Melanie Coe knew The Beatles personally?
Now here’s where things get a bit weird. It seems that Melanie Coe was personally familiar with The Beatles, as in having actually met the crew a few years before all of the above transpired. Indeed, it would seem that Miss Coe was a bit of what some may call a wild girl who for instance, due to her impressive looks, was able to hang out in the same venues as some of the big boys, like The Beatles and Rolling Stones, when she was just 13 years old.
During that same era she also participated on a popular talent program called “Ready Steady Go!”. She was actually chosen as the winner of that particular episode by Paul McCartney himself.
Furthermore, during her participation on the show, she actually met The Beatles as opposed to just being in the same venue as them.
But there doesn’t seem to be any indication that Macca remembered her when he wrote this song. Rather, as alluded to earlier, his motivation was that he viewed teenagers running away as being sort of an epidemic, so to speak.
So despite not knowing the exact details of her situation, the song’s lyrics did get some specifics correct. For instance, by the time all was said and done it was discovered, just 10 days after she ran away, that Melanie had basically shacked up with her boyfriend, who impregnated her.
So conclusively, we can say this song is both specific and general at the same time. Yes, it was inspired by the tale of a real-life family. But the young lady at the center of that actual drama, who is also the roundabout subject of the lyrics, was not familiar with The Beatles like that, in that Paul McCartney did not have all of her details when writing this piece.
Owing to this, he generalized the narrative of “She’s Leaving Home” to present a more-encompassing tale whereas a girl is bored and frustrated to the point of eventually running away. But that noted said boredom and frustration, as can be gleaned and is inferred, was largely romance-based.
Facts about “She’s Leaving Home”
This song was written by regular songwriting partners, the Beatles’ own John Lennon (1940-1980) and Paul McCartney. As such, a third entity, dubbed Lennon-McCartney, is also credited.
This track went on to win the pair an Ivor Novello award in 1967.
“She’s Leaving Home” originally came out, via Capitol Records and Parlophone Records, on the 26th of May 1967. It was part of the Beatles’ classic album “Sgt.

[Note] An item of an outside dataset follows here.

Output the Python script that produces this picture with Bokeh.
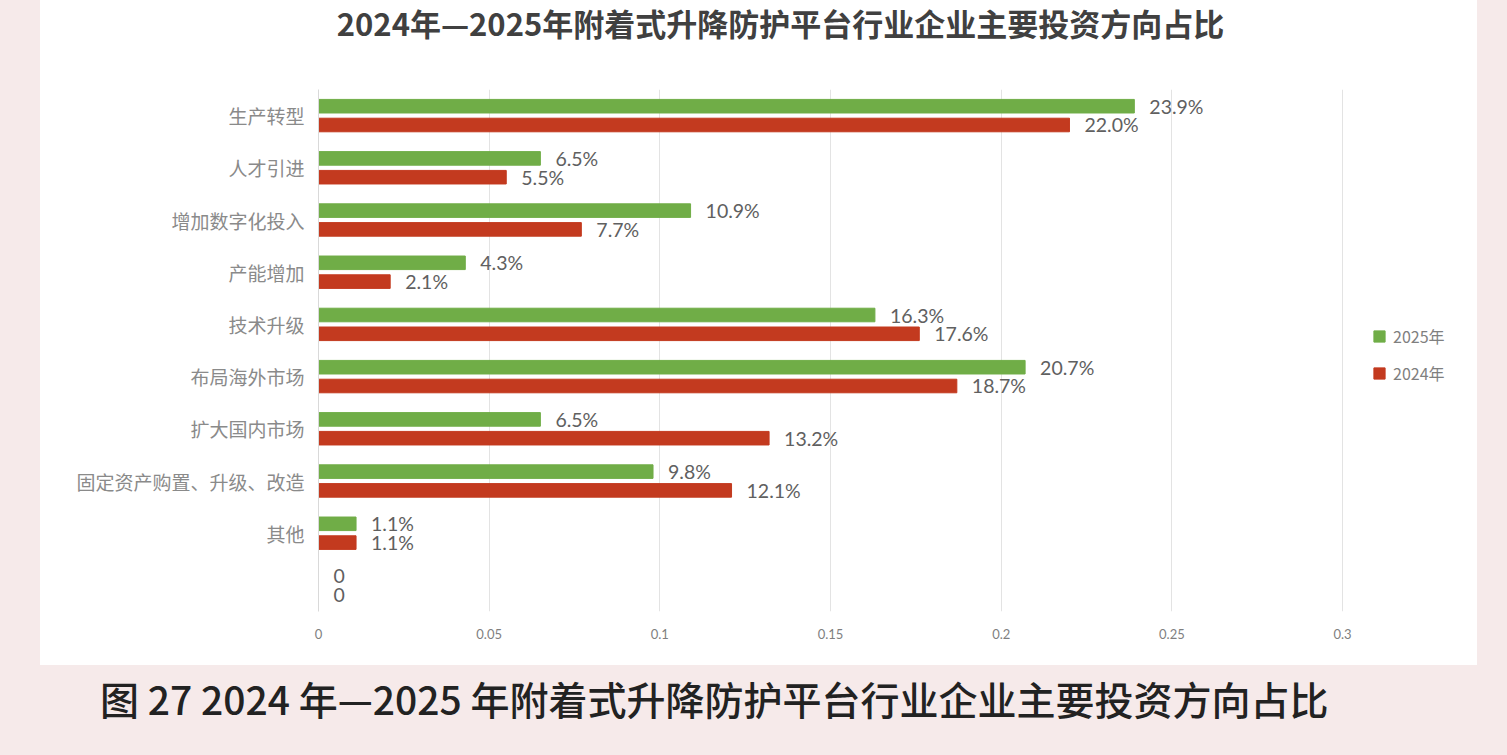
from bokeh.plotting import figure
from bokeh.models import (ColumnDataSource, FactorRange, Range1d, Legend, LegendItem,
                          Div, Spacer, CustomJSTickFormatter, FixedTicker)
from bokeh.layouts import column, row
from bokeh.transform import dodge
from bokeh.core.properties import value
from bokeh.embed import file_html
from bokeh.resources import INLINE

# ---- data (top to bottom as in the chart) ----
categories = ["生产转型", "人才引进", "增加数字化投入", "产能增加", "技术升级",
              "布局海外市场", "扩大国内市场", "固定资产购置、升级、改造", "其他", " "]
share_2025 = [0.239, 0.065, 0.109, 0.043, 0.163, 0.207, 0.065, 0.098, 0.011, 0.0]
share_2024 = [0.220, 0.055, 0.077, 0.021, 0.176, 0.187, 0.132, 0.121, 0.011, 0.0]
x_ticks = [0, 0.05, 0.1, 0.15, 0.2, 0.25, 0.3]
series_names = ["2025年", "2024年"]

title_text = "2024年—2025年附着式升降防护平台行业企业主要投资方向占比"
caption_text = "图 27 2024 年—2025 年附着式升降防护平台行业企业主要投资方向占比"

GREEN = "#70ad47"
RED = "#c33a1f"
CJK = "Noto Sans CJK SC"


def fmt(v):
    return f"{v * 100:.1f}%" if v else "0"


src = ColumnDataSource(dict(
    cat=categories,
    v25=share_2025,
    v24=share_2024,
    l25=[fmt(v) for v in share_2025],
    l24=[fmt(v) for v in share_2024],
))

factors = list(reversed(categories))

p = figure(width=1437, height=605,
           y_range=FactorRange(*factors, range_padding=0),
           x_range=Range1d(0, 0.3366),
           output_backend="svg", toolbar_location=None,
           min_border_left=278, min_border_right=10,
           min_border_top=29, min_border_bottom=54)
p.background_fill_color = "white"
p.border_fill_color = "white"
p.outline_line_color = None

r25 = p.hbar(y=dodge("cat", 0.18, range=p.y_range), left=0, right="v25", height=0.26,
             color=GREEN, source=src)
r24 = p.hbar(y=dodge("cat", -0.18, range=p.y_range), left=0, right="v24", height=0.26,
             color=RED, source=src)

p.text(x="v25", y=dodge("cat", 0.18, range=p.y_range), text="l25", source=src,
       x_offset=15, text_baseline="middle", text_align="left",
       text_font=value("Lato"), text_font_size="19.5px", text_color="#606060")
p.text(x="v24", y=dodge("cat", -0.18, range=p.y_range), text="l24", source=src,
       x_offset=15, text_baseline="middle", text_align="left",
       text_font=value("Lato"), text_font_size="19.5px", text_color="#606060")

# axes
p.xaxis.ticker = FixedTicker(ticks=x_ticks)
p.xaxis.formatter = CustomJSTickFormatter(code="return String(Math.round(tick*100)/100);")
p.xaxis.axis_line_color = None
p.xaxis.major_tick_line_color = None
p.xaxis.minor_tick_line_color = None
p.xaxis.major_label_text_font = "Lato"
p.xaxis.major_label_text_font_size = "13px"
p.xaxis.major_label_text_color = "#7f7f7f"
p.xaxis.major_label_standoff = 11

p.yaxis.axis_line_color = "#d9d9d9"
p.yaxis.major_tick_line_color = None
p.yaxis.minor_tick_line_color = None
p.yaxis.major_label_text_font = CJK
p.yaxis.major_label_text_font_size = "19px"
p.yaxis.major_label_text_color = "#8a8a8a"
p.yaxis.major_label_standoff = 8

p.ygrid.grid_line_color = None
p.xgrid.ticker = FixedTicker(ticks=x_ticks)
p.xgrid.grid_line_color = "#e3e3e3"

legend = Legend(items=[LegendItem(label=series_names[0], renderers=[r25]),
                       LegendItem(label=series_names[1], renderers=[r24])],
                location=(1054, 226), orientation="vertical")
legend.border_line_color = None
legend.background_fill_alpha = 0
legend.label_text_font = CJK
legend.label_text_font_size = "16px"
legend.label_text_color = "#7f7f7f"
legend.glyph_width = 14
legend.glyph_height = 14
legend.label_height = 20
legend.label_standoff = 7
legend.spacing = 13
legend.margin = 0
legend.padding = 3
p.add_layout(legend, "center")

title_div = Div(
    text=f'<div style="box-sizing:border-box;width:1437px;text-align:center;font-family:\'{CJK}\';font-weight:bold;'
         f'font-size:31px;color:#404040;line-height:46px;margin:0;padding:0 0 0 44px;">{title_text}</div>',
    width=1437, height=60,
    styles={"background-color": "white", "margin": "0"})

panel = column(title_div, p, width=1437, height=665, spacing=0,
               styles={"background-color": "white"})

caption_div = Div(
    text=f'<div style="box-sizing:border-box;width:1507px;text-align:left;font-family:\'{CJK}\';font-weight:500;'
         f'font-size:39px;color:#222222;line-height:44px;margin:0;padding:11px 0 0 100px;">{caption_text}</div>',
    width=1507, height=90, styles={"margin": "0"})

top_row = row(Spacer(width=40, height=665), panel, Spacer(width=30, height=665),
              width=1507, height=665, spacing=0)

page = column(top_row, caption_div, width=1507, height=755, spacing=0,
              styles={"background-color": "#f6eaea"})

open("out.html", "w").write(file_html(page, INLINE))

Pepper’s Lonely Hearts Club Band”.
The Beatles did not actually play any instruments on this song. Rather they used a string orchestra led by the late English musician Mike Leander (1941-1996). In fact band members Ringo Starr and George Harrison (1943-2001) weren’t involved in the recording at all. Indeed some years later, McCartney went on to say that Mr. Harrison was quite pissed at him as a result of this. However, Macca made such a decision to expedite the recording of the tune.
This song has been covered by the likes of Syreeta (1972) and the Bee Gees (1978).